## EXERCISE OBJECTIVE
List each line in which the string "this" appears.

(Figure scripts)

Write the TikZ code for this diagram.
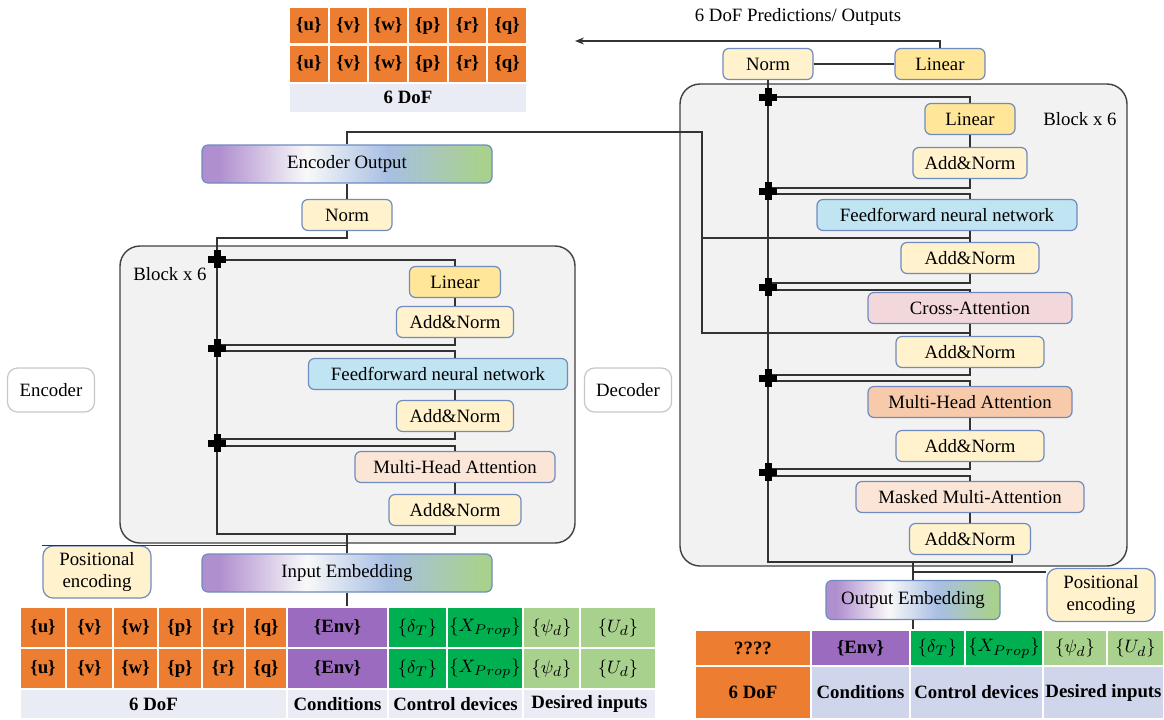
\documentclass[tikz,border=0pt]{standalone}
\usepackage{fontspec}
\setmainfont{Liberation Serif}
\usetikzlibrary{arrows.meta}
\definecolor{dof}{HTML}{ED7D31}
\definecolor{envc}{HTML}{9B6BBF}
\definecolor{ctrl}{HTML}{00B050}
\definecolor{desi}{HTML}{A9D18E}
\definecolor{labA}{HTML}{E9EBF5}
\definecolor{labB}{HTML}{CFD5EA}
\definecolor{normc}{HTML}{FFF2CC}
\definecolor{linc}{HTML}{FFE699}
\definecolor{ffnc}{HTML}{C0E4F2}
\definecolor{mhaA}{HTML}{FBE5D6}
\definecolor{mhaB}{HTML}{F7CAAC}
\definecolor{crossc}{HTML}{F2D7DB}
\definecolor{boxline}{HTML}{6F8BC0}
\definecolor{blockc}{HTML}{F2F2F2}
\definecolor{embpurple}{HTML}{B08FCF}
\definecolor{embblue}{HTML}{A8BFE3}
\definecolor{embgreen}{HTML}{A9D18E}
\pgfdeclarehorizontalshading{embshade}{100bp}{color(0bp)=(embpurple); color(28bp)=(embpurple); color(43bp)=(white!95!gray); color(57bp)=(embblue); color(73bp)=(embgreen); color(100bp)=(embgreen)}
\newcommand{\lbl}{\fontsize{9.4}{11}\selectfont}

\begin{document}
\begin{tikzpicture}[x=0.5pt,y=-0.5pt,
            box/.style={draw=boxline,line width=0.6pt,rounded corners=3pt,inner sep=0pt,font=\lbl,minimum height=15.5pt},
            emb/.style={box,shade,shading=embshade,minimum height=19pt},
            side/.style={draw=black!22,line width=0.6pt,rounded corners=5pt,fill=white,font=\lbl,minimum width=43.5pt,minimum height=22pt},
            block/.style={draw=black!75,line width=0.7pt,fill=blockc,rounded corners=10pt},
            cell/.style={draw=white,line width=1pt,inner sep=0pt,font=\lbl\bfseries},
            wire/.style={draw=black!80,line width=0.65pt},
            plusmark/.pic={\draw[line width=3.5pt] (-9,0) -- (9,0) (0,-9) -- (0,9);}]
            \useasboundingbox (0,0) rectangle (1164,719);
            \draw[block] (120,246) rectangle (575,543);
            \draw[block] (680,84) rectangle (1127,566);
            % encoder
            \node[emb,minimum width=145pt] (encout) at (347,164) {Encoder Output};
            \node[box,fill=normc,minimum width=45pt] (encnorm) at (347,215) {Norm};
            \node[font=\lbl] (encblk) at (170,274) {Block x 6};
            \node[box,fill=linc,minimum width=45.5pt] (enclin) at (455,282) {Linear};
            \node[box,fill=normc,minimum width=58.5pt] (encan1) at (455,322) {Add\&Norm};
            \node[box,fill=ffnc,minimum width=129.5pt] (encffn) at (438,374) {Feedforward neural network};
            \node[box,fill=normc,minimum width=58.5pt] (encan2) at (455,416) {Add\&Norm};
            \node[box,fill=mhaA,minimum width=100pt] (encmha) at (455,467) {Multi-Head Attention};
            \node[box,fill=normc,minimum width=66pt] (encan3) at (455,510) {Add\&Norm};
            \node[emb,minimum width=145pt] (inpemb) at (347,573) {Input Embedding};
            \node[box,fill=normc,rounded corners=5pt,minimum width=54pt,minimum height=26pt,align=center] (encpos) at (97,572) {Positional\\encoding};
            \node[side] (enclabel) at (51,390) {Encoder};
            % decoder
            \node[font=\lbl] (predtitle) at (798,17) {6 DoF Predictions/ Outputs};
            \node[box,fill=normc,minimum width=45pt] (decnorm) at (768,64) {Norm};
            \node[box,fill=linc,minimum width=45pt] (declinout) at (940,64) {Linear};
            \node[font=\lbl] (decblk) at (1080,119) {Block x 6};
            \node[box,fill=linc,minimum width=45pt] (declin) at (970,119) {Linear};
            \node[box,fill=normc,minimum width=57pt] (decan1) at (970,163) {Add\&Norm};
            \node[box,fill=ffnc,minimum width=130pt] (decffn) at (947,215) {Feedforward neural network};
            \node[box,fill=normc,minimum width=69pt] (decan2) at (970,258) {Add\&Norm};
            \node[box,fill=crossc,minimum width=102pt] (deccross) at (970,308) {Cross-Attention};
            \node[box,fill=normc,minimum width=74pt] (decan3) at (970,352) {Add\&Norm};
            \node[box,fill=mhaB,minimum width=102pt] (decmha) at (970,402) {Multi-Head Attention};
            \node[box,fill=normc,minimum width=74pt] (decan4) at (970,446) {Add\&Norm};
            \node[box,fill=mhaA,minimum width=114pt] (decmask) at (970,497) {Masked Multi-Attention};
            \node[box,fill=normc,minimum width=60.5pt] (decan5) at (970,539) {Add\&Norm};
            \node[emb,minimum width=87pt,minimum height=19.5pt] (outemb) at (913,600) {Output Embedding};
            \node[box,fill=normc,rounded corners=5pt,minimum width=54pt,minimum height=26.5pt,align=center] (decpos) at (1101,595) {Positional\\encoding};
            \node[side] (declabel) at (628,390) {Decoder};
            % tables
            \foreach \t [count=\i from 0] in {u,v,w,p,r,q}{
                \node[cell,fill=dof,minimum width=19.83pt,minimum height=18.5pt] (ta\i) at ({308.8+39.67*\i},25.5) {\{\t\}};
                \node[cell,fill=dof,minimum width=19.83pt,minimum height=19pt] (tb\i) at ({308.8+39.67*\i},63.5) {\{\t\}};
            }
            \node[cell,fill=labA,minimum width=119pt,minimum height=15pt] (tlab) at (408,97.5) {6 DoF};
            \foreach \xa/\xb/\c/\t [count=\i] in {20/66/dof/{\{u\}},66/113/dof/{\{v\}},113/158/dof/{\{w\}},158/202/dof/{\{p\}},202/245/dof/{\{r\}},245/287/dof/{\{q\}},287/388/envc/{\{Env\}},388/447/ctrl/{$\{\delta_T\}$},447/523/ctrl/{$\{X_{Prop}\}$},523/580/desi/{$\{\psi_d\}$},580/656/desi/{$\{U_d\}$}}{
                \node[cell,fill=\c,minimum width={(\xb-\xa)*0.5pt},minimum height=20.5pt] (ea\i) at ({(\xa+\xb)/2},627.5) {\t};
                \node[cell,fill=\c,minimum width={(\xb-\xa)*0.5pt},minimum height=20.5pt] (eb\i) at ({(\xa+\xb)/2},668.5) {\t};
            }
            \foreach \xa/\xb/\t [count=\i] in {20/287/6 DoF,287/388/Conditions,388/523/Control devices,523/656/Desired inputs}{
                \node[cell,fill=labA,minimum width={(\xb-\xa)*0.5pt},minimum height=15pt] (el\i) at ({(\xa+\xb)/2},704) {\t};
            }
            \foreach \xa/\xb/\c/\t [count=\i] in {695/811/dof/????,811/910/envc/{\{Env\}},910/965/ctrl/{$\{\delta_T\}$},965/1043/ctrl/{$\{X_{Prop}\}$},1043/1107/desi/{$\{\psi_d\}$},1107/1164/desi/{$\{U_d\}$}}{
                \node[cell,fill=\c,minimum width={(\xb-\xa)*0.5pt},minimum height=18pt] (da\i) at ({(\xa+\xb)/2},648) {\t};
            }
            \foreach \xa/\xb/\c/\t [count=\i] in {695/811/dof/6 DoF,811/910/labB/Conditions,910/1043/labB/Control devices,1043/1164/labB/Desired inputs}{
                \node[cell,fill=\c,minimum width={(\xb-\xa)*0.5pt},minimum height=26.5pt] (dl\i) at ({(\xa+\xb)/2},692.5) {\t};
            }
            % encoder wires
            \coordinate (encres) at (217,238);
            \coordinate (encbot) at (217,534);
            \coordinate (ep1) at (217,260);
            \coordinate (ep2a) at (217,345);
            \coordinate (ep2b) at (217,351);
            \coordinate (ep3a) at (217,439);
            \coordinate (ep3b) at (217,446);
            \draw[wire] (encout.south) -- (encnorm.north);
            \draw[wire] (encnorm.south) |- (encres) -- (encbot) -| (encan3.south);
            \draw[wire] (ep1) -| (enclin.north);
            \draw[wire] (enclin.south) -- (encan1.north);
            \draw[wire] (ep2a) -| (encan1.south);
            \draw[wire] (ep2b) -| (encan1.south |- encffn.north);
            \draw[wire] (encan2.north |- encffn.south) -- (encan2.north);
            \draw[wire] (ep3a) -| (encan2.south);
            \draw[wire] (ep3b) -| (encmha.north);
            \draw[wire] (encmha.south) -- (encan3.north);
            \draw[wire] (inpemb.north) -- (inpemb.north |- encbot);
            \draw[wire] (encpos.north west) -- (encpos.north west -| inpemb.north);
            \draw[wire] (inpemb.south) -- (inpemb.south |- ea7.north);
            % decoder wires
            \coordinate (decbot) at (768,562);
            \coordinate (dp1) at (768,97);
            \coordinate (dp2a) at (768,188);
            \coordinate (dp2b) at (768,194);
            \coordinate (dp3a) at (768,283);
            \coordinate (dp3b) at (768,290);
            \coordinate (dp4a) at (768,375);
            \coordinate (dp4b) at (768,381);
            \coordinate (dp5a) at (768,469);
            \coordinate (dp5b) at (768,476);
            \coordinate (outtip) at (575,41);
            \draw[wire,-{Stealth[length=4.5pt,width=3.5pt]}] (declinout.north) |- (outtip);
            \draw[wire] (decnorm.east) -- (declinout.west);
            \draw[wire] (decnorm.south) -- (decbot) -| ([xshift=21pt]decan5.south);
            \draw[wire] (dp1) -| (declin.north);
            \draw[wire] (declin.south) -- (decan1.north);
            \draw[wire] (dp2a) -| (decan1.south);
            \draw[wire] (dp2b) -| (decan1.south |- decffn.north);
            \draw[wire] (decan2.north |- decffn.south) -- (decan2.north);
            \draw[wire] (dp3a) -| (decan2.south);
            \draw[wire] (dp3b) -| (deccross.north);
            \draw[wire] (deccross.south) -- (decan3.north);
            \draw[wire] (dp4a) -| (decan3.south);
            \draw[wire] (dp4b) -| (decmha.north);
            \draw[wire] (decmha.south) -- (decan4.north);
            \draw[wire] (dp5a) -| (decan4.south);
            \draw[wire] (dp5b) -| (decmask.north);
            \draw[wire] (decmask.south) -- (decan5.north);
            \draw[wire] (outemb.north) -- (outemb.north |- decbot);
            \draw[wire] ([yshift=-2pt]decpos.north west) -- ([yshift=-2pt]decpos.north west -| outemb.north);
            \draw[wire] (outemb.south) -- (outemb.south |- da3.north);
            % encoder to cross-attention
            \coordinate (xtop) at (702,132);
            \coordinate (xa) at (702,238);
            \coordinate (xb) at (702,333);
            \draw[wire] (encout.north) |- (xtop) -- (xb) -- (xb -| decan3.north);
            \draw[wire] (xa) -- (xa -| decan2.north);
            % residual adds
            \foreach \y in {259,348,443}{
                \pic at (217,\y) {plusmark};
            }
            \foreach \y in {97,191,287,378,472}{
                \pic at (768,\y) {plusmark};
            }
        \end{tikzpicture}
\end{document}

--

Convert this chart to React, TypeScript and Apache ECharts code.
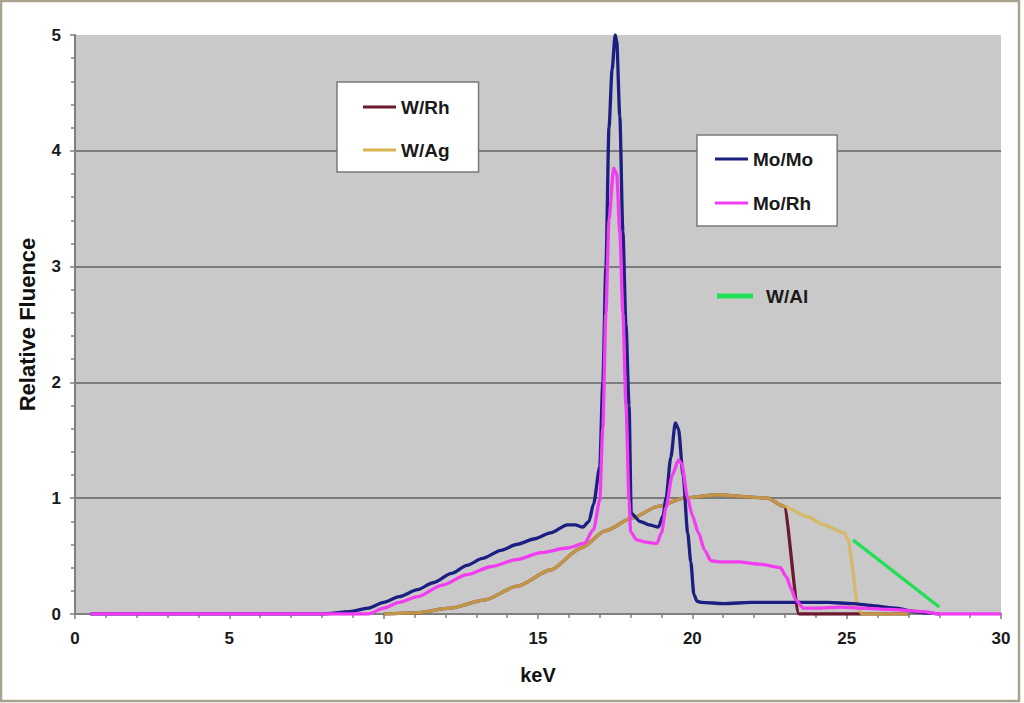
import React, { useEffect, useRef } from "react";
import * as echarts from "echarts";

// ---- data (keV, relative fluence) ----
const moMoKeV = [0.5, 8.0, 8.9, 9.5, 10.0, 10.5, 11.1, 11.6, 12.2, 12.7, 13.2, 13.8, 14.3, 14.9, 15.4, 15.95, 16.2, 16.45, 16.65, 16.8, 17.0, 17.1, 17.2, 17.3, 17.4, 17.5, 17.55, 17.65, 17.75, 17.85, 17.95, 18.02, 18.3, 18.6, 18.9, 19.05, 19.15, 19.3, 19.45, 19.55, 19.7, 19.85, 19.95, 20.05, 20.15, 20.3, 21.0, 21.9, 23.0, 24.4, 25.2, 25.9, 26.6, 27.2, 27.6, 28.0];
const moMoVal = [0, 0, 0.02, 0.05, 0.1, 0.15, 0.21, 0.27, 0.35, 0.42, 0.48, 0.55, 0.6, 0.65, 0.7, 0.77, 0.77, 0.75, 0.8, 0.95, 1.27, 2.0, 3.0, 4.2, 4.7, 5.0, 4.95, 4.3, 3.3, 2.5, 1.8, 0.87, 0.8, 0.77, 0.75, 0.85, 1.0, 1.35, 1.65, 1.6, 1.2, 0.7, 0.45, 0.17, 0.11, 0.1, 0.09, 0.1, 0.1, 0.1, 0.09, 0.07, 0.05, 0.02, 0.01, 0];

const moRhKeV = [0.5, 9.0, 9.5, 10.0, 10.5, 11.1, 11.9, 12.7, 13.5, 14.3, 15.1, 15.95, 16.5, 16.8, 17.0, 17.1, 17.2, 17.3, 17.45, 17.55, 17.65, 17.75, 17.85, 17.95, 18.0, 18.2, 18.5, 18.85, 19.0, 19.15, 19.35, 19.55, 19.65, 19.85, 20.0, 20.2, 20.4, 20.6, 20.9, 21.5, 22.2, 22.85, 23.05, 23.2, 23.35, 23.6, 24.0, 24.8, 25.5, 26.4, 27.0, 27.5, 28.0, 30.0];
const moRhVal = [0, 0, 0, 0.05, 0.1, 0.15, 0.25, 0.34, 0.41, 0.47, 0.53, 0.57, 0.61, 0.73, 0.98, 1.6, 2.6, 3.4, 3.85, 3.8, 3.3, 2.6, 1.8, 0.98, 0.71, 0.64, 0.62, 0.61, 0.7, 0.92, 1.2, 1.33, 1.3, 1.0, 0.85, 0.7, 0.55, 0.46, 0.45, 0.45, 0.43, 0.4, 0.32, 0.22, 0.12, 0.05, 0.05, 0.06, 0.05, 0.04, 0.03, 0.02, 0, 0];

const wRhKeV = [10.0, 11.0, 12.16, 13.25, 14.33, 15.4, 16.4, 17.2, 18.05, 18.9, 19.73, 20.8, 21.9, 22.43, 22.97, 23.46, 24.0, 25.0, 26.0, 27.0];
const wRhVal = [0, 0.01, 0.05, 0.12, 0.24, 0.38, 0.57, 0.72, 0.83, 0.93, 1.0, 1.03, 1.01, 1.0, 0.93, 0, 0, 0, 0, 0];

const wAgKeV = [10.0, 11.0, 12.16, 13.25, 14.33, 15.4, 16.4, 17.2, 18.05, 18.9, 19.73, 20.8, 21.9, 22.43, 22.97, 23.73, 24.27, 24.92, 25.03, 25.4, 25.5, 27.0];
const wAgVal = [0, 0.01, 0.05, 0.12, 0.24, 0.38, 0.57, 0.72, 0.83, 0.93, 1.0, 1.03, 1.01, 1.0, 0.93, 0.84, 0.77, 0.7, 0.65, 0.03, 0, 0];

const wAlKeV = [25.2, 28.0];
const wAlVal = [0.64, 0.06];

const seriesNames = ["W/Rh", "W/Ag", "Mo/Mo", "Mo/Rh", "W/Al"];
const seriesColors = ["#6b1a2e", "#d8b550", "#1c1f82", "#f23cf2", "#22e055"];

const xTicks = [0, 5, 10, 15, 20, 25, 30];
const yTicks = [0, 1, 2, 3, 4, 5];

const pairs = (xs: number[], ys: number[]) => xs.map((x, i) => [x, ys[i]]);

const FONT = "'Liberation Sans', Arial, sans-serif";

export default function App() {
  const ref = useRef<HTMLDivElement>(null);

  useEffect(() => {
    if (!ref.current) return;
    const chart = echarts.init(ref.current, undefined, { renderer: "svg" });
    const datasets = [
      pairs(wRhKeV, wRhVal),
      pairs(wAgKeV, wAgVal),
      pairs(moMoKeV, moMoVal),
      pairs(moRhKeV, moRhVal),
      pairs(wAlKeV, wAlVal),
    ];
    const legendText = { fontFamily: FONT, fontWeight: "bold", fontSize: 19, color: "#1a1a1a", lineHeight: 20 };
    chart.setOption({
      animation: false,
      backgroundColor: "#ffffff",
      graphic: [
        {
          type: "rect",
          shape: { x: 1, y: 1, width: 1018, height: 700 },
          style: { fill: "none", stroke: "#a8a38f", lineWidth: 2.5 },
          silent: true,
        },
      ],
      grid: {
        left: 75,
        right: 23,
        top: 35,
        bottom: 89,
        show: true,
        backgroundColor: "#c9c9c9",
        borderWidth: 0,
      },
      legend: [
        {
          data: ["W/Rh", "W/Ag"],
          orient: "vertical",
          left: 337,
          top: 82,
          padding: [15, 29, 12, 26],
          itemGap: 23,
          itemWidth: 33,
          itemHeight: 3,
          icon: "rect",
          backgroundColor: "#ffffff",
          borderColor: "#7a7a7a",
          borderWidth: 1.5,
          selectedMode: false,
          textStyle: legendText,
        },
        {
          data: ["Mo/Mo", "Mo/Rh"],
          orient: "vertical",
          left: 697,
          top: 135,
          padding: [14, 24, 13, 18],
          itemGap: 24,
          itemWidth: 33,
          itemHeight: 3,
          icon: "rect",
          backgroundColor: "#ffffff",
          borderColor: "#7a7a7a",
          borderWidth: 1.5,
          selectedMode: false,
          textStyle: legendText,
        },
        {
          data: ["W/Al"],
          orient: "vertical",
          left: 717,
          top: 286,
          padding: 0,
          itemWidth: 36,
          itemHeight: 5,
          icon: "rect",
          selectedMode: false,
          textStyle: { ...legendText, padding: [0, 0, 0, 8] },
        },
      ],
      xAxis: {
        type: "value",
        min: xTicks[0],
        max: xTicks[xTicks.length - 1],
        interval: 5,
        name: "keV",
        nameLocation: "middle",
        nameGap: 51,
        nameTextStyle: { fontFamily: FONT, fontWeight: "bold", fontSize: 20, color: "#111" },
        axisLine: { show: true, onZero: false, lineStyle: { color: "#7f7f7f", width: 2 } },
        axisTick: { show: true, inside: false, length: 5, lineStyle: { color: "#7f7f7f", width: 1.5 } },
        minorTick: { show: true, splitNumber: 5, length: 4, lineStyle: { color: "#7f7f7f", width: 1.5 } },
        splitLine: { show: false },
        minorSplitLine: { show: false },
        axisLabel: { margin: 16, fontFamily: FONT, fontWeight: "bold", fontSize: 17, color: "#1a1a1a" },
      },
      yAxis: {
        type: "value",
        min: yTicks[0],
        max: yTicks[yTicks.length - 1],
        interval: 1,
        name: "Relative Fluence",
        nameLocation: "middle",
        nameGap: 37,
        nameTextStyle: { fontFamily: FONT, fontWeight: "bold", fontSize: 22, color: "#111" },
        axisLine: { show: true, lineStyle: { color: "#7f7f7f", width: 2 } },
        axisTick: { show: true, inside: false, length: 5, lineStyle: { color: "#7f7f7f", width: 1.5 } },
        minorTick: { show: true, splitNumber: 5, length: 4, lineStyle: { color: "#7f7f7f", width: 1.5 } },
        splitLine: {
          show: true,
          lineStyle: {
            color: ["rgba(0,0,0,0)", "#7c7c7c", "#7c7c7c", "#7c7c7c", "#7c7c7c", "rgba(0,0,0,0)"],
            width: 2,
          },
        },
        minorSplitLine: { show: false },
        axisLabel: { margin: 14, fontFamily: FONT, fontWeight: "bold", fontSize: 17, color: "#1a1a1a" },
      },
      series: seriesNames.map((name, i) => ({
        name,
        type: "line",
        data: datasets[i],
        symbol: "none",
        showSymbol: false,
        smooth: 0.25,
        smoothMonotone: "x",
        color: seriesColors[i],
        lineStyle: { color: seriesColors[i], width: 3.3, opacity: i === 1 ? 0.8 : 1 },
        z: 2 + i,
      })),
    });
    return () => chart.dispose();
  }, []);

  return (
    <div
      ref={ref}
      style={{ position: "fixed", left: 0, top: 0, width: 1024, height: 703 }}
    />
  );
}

## EXERCISE ANSWER
Write the TikZ code for this diagram.
Convert this chart to React, TypeScript and Apache ECharts code.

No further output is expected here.